What does it mean to be “chosen in him”? That the people who were to find their salvation were somehow joined in Christ’s body even from the beginning of time? The God of this letter is a God whose purposes cannot be thwarted.  What his intentions are, nothing can change or deflect, even all the sin and misunderstanding and darkness that man’s will can throw out at God.  He says too that the gift of the Holy Spirit is but the first installment of our redemption inheritance.  The word “redemption” implies being returned to God as his possession. Paul focuses his mind on the importance of “knowing” or just seeing into the mystery he describes, more than on conforming one’s behavior to a certain set of rules.  The behavior is important—that is amply clear from his words in Colossians 3:5-9 and here again in chapters 4 and 5 of Ephesians—but the root of this transformation in behavior and character is to be found in “the spirit of wisdom” here in 1:17 and 18.

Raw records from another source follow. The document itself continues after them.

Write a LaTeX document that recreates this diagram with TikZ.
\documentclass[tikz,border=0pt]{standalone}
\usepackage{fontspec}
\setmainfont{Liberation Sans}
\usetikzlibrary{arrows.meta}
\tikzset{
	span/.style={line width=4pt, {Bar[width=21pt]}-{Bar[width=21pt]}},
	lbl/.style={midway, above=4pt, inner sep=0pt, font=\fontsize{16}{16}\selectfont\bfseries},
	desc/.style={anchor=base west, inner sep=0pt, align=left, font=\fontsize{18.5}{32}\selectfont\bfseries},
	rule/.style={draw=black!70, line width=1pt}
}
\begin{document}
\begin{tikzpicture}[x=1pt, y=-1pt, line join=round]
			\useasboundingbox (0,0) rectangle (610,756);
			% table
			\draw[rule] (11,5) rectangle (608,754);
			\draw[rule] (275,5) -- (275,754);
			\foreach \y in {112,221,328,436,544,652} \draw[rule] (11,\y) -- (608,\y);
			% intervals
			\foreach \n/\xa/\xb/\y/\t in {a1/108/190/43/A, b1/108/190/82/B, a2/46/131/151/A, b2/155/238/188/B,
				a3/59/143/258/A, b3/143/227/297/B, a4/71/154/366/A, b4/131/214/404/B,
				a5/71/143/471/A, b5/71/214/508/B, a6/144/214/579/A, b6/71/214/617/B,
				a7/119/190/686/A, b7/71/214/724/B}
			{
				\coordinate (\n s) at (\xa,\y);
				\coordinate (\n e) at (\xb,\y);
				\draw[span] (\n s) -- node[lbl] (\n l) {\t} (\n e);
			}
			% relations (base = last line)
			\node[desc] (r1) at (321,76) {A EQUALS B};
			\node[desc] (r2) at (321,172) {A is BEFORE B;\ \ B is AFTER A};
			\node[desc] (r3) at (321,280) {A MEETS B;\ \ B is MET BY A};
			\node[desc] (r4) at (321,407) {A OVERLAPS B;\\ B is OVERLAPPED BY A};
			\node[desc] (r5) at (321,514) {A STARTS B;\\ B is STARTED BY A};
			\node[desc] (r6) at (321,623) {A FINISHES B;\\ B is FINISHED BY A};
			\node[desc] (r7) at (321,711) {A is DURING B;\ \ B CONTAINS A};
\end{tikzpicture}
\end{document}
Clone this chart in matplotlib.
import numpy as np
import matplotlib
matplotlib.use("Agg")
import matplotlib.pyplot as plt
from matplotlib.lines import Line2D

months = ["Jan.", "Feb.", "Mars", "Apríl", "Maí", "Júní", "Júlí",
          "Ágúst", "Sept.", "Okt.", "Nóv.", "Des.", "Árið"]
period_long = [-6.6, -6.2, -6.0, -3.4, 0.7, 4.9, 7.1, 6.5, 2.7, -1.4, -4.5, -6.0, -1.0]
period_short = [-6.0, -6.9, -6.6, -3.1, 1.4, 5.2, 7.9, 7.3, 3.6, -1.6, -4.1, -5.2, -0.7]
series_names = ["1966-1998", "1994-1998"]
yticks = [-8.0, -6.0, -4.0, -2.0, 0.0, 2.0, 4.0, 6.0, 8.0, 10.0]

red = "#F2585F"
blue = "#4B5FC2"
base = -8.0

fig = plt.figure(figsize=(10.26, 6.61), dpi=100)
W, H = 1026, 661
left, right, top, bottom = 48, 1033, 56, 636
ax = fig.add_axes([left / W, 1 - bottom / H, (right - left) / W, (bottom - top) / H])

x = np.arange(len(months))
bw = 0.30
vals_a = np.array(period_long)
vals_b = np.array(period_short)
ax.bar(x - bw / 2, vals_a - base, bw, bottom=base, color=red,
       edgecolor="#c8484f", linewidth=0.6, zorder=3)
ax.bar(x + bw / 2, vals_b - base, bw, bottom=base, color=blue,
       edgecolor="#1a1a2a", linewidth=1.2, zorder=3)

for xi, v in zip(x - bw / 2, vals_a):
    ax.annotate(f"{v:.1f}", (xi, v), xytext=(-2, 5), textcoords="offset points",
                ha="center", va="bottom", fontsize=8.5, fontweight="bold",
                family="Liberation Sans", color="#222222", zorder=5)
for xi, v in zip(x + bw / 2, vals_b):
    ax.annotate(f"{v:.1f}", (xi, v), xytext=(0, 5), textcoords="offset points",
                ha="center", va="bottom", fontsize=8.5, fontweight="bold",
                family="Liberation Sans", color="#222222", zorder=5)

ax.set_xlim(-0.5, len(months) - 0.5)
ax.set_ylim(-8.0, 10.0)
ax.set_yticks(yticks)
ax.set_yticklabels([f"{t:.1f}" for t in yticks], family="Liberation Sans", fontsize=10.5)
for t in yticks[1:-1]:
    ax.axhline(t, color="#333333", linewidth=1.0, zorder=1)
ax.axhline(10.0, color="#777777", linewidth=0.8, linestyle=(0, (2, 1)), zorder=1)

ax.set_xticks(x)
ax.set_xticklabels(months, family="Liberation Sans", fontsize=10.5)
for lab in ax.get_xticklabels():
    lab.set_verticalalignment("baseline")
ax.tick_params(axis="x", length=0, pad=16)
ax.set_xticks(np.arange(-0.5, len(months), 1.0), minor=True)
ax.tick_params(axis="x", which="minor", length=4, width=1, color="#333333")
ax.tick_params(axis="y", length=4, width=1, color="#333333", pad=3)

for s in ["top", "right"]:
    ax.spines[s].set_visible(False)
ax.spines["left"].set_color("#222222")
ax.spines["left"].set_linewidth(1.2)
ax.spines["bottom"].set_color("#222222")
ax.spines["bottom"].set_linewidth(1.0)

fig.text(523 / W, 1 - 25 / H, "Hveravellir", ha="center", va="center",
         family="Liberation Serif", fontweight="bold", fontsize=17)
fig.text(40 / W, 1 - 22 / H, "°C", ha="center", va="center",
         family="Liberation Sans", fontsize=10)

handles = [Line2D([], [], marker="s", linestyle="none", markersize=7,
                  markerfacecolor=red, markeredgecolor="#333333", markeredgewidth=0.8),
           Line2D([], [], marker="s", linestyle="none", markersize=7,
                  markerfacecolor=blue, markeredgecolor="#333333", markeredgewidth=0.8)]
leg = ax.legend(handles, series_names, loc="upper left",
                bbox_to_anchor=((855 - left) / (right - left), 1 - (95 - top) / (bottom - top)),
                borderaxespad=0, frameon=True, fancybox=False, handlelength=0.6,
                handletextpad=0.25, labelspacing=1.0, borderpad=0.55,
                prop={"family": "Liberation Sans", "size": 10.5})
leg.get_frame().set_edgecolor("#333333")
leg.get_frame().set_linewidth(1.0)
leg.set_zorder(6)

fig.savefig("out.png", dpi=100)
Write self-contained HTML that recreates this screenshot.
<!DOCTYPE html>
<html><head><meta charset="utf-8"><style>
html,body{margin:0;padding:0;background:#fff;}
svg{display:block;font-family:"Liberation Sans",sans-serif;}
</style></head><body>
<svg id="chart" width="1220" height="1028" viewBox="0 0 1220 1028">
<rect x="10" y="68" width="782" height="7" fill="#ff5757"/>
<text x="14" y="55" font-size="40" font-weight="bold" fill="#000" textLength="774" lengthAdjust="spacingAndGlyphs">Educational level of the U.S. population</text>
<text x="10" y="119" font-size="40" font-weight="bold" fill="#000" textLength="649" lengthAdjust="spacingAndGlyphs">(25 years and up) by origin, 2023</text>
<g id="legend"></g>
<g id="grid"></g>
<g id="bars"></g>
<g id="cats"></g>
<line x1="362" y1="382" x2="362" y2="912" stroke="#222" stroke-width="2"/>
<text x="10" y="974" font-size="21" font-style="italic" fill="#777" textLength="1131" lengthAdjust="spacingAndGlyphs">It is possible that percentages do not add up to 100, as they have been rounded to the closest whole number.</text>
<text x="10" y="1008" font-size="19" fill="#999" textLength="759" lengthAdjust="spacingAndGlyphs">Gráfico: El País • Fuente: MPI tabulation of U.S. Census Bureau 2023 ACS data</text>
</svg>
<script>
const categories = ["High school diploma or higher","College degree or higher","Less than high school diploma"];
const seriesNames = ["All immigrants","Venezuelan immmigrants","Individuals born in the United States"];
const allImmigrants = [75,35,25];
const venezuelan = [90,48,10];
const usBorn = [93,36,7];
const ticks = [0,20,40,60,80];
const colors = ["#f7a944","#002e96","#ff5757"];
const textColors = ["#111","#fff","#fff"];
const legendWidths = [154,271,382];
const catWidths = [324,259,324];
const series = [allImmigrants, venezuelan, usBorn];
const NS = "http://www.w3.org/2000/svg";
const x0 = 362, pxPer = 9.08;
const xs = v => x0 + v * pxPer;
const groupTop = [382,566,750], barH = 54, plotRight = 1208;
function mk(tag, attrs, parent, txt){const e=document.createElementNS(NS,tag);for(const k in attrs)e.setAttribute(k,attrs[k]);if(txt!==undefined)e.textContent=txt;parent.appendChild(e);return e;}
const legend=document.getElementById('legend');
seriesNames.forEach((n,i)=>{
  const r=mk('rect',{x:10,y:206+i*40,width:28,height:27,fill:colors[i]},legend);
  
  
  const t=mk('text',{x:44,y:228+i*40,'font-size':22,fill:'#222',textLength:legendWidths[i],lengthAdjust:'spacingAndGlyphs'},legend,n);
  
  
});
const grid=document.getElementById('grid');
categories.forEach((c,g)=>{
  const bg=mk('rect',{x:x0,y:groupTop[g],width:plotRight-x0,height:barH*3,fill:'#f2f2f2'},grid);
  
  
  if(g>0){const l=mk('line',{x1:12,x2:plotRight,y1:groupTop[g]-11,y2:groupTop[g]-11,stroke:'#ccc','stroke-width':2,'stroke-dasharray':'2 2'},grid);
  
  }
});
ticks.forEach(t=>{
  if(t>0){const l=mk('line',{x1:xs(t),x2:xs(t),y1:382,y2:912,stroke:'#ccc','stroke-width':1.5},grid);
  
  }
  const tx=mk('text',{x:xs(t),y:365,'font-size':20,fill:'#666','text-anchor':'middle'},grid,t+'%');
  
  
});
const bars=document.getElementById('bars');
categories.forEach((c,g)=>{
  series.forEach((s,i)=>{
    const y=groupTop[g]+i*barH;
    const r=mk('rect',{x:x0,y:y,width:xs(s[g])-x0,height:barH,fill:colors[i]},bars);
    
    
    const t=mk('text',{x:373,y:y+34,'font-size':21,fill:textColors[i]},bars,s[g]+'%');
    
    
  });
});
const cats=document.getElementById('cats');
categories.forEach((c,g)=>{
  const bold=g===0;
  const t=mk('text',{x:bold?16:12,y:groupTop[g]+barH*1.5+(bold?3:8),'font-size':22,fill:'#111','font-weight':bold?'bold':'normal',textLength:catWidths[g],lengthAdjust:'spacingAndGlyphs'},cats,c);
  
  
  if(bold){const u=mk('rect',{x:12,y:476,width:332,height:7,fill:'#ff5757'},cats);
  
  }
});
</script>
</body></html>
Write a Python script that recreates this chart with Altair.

The Church is Christ’s Body (1:23).  Paul asks that we who are part of the body may be given wisdom and knowledge of him through “the eyes of our hearts” (Jerusalem Bible translation) - that knowing him we may have a hope for all the riches of his inheritance.  It is the mighty power of God that raised Christ from the dead and set him at God’s right hand, giving him authority over all things spiritual in heaven and on earth.